Multi-generational cohabitation is more common in other societies, especially Asian and middle eastern cultures. In Australia, it might be partly explained by the increased prevalence of such cultural groups. However, it has also been understood in terms of delayed family formation decisions that are partly due to financial or economic constraint, or lengthening participation in education. These trends are also complicated by the coincident trend of the ageing of the population (with older age groups depending on the younger). Even so, in Australia there has not been a more comprehensive rethink of how this practice affects family relationships, nor how this might affect how these households think of ‘family’ and ‘home’ in the Australian context.
The authors argue that there is scope for further examination of this issue and point to possible policy concerns.

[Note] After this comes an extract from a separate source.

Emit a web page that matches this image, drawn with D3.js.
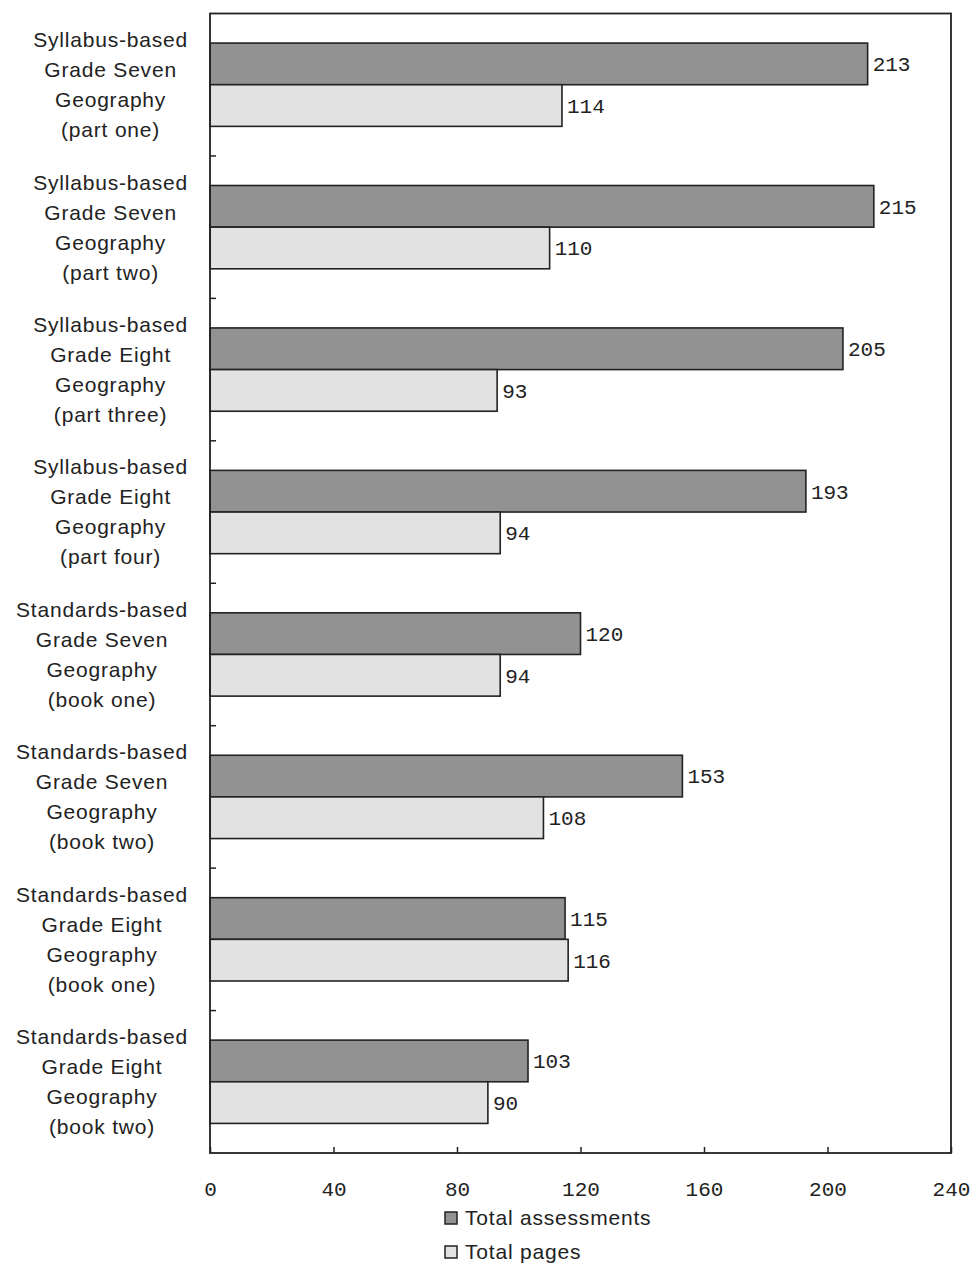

For example, planning policy needs to recognize the demand for properties that better meet the needs of multi-generation households, including apartment properties in the context of urban consolidation. Also, reflecting the fact that the composition of multi-generational families is often fluid (with people cohabiting for periods of time before moving off to independent living), housing forms might need to be adaptable to meet the changing needs of households (e.g. this might further justify the use of universal or adaptable design).
Planning for the provision of aged-care services will also need to take into account the complexities of multigenerational households. Provision of aged-care in multi-generation households will often be within a setting which provides opportunities for mutual help and support. This might provide opportunities for the promotion of family-based models of aged care, as are already common place in many other countries.